Challenge:
Word for word, quote all of the material, omitting the pictures.

::::::

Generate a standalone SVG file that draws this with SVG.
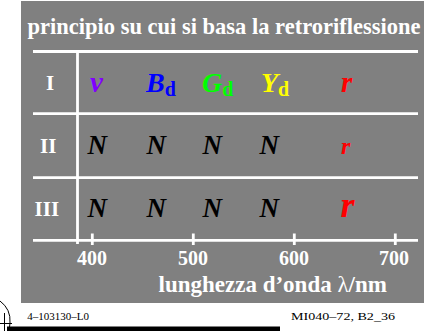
<svg xmlns="http://www.w3.org/2000/svg" width="424" height="331" viewBox="0 0 424 331">
<style>
.w{fill:#ffffff;font-family:"Liberation Serif",serif;font-weight:bold}
.s{font-family:"Liberation Serif",serif;font-weight:bold;font-style:italic}
.sub{font-style:normal;font-size:20px}
.wl{stroke:#ffffff;stroke-width:2.8;fill:none}
.k{fill:#000000;font-family:"Liberation Serif",serif;font-size:11px}
</style>
<rect x="21" y="1" width="404" height="302" fill="#808080"/>
<g id="title"><text class="w" x="27.5" y="33.5" font-size="22.5">principio su cui si basa la retroriflessione</text></g>
<g id="connectors">
<line class="wl" x1="33" y1="51.5" x2="418" y2="51.5"/>
<line class="wl" x1="33" y1="113.7" x2="418" y2="113.7"/>
<line class="wl" x1="33" y1="177.7" x2="418" y2="177.7"/>
<line class="wl" x1="77.5" y1="51.5" x2="77.5" y2="244"/>
<line class="wl" x1="33" y1="240.3" x2="418" y2="240.3"/>
<line class="wl" x1="92.3" y1="233.5" x2="92.3" y2="245"/>
<line class="wl" x1="193.3" y1="233.5" x2="193.3" y2="245"/>
<line class="wl" x1="294.3" y1="233.5" x2="294.3" y2="245"/>
<line class="wl" x1="395.3" y1="233.5" x2="395.3" y2="245"/>
</g>
<g id="row1">
<text class="w" x="50" y="90" font-size="21" text-anchor="middle">I</text>
<text class="s" x="90" y="92" font-size="29" fill="#8000ff">v</text>
<text class="s" x="146" y="92" font-size="28" fill="#0000ff">B<tspan class="sub" dy="4">d</tspan></text>
<text class="s" x="202" y="92" font-size="28" fill="#00ff00">G<tspan class="sub" dy="4">d</tspan></text>
<text class="s" x="261" y="92" font-size="28" fill="#ffff00">Y<tspan class="sub" dy="4">d</tspan></text>
<text class="s" x="341" y="92" font-size="29" fill="#ff0000">r</text>
</g>
<g id="row2">
<text class="w" x="48.3" y="152.7" font-size="21" text-anchor="middle">II</text>
<text class="s" x="87.5" y="154" font-size="27" fill="#000">N</text>
<text class="s" x="146.5" y="154" font-size="27" fill="#000">N</text>
<text class="s" x="202.5" y="154" font-size="27" fill="#000">N</text>
<text class="s" x="259.5" y="154" font-size="27" fill="#000">N</text>
<text class="s" x="341" y="154" font-size="24" fill="#ff0000">r</text>
</g>
<g id="row3">
<text class="w" x="46.8" y="215.7" font-size="21" text-anchor="middle">III</text>
<text class="s" x="87.5" y="216.5" font-size="27" fill="#000">N</text>
<text class="s" x="146.5" y="216.5" font-size="27" fill="#000">N</text>
<text class="s" x="202.5" y="216.5" font-size="27" fill="#000">N</text>
<text class="s" x="259.5" y="216.5" font-size="27" fill="#000">N</text>
<text class="s" x="340.5" y="217" font-size="36" fill="#ff0000">r</text>
</g>
<g id="axis">
<text class="w" x="92" y="265" font-size="20" text-anchor="middle">400</text>
<text class="w" x="193" y="265" font-size="20" text-anchor="middle">500</text>
<text class="w" x="294" y="265" font-size="20" text-anchor="middle">600</text>
<text class="w" x="394" y="265" font-size="20" text-anchor="middle">700</text>
<text class="w" x="158.5" y="291.5" font-size="23">lunghezza d’onda <tspan font-weight="normal">λ</tspan>/nm</text>
</g>
<g id="footer">
<text class="k" x="27.3" y="320" font-size="10.5">4–103130–L0</text>
<text class="k" x="291" y="320" textLength="104" lengthAdjust="spacingAndGlyphs">MI040–72, B2_36</text>
<rect x="7" y="326.5" width="273" height="5" fill="#000"/>
<path d="M0,301 A25,25 0 0 1 10,323 A25,25 0 0 1 7,335" fill="none" stroke="#000" stroke-width="1"/>
<line x1="0" y1="323.5" x2="12" y2="323.5" stroke="#000" stroke-width="1"/>
<line x1="4.5" y1="313" x2="4.5" y2="331" stroke="#000" stroke-width="1"/>
</g>
</svg>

::::::

Answer for this exercise:
Generate a standalone SVG file that draws this with SVG.
<svg xmlns="http://www.w3.org/2000/svg" width="424" height="331" viewBox="0 0 424 331">
<style>
.w{fill:#ffffff;font-family:"Liberation Serif",serif;font-weight:bold}
.s{font-family:"Liberation Serif",serif;font-weight:bold;font-style:italic}
.sub{font-style:normal;font-size:20px}
.wl{stroke:#ffffff;stroke-width:2.8;fill:none}
.k{fill:#000000;font-family:"Liberation Serif",serif;font-size:11px}
</style>
<rect x="21" y="1" width="404" height="302" fill="#808080"/>
<g id="title"><text class="w" x="27.5" y="33.5" font-size="22.5">principio su cui si basa la retroriflessione</text></g>
<g id="connectors">
<line class="wl" x1="33" y1="51.5" x2="418" y2="51.5"/>
<line class="wl" x1="33" y1="113.7" x2="418" y2="113.7"/>
<line class="wl" x1="33" y1="177.7" x2="418" y2="177.7"/>
<line class="wl" x1="77.5" y1="51.5" x2="77.5" y2="244"/>
<line class="wl" x1="33" y1="240.3" x2="418" y2="240.3"/>
<line class="wl" x1="92.3" y1="233.5" x2="92.3" y2="245"/>
<line class="wl" x1="193.3" y1="233.5" x2="193.3" y2="245"/>
<line class="wl" x1="294.3" y1="233.5" x2="294.3" y2="245"/>
<line class="wl" x1="395.3" y1="233.5" x2="395.3" y2="245"/>
</g>
<g id="row1">
<text class="w" x="50" y="90" font-size="21" text-anchor="middle">I</text>
<text class="s" x="90" y="92" font-size="29" fill="#8000ff">v</text>
<text class="s" x="146" y="92" font-size="28" fill="#0000ff">B<tspan class="sub" dy="4">d</tspan></text>
<text class="s" x="202" y="92" font-size="28" fill="#00ff00">G<tspan class="sub" dy="4">d</tspan></text>
<text class="s" x="261" y="92" font-size="28" fill="#ffff00">Y<tspan class="sub" dy="4">d</tspan></text>
<text class="s" x="341" y="92" font-size="29" fill="#ff0000">r</text>
</g>
<g id="row2">
<text class="w" x="48.3" y="152.7" font-size="21" text-anchor="middle">II</text>
<text class="s" x="87.5" y="154" font-size="27" fill="#000">N</text>
<text class="s" x="146.5" y="154" font-size="27" fill="#000">N</text>
<text class="s" x="202.5" y="154" font-size="27" fill="#000">N</text>
<text class="s" x="259.5" y="154" font-size="27" fill="#000">N</text>
<text class="s" x="341" y="154" font-size="24" fill="#ff0000">r</text>
</g>
<g id="row3">
<text class="w" x="46.8" y="215.7" font-size="21" text-anchor="middle">III</text>
<text class="s" x="87.5" y="216.5" font-size="27" fill="#000">N</text>
<text class="s" x="146.5" y="216.5" font-size="27" fill="#000">N</text>
<text class="s" x="202.5" y="216.5" font-size="27" fill="#000">N</text>
<text class="s" x="259.5" y="216.5" font-size="27" fill="#000">N</text>
<text class="s" x="340.5" y="217" font-size="36" fill="#ff0000">r</text>
</g>
<g id="axis">
<text class="w" x="92" y="265" font-size="20" text-anchor="middle">400</text>
<text class="w" x="193" y="265" font-size="20" text-anchor="middle">500</text>
<text class="w" x="294" y="265" font-size="20" text-anchor="middle">600</text>
<text class="w" x="394" y="265" font-size="20" text-anchor="middle">700</text>
<text class="w" x="158.5" y="291.5" font-size="23">lunghezza d’onda <tspan font-weight="normal">λ</tspan>/nm</text>
</g>
<g id="footer">
<text class="k" x="27.3" y="320" font-size="10.5">4–103130–L0</text>
<text class="k" x="291" y="320" textLength="104" lengthAdjust="spacingAndGlyphs">MI040–72, B2_36</text>
<rect x="7" y="326.5" width="273" height="5" fill="#000"/>
<path d="M0,301 A25,25 0 0 1 10,323 A25,25 0 0 1 7,335" fill="none" stroke="#000" stroke-width="1"/>
<line x1="0" y1="323.5" x2="12" y2="323.5" stroke="#000" stroke-width="1"/>
<line x1="4.5" y1="313" x2="4.5" y2="331" stroke="#000" stroke-width="1"/>
</g>
</svg>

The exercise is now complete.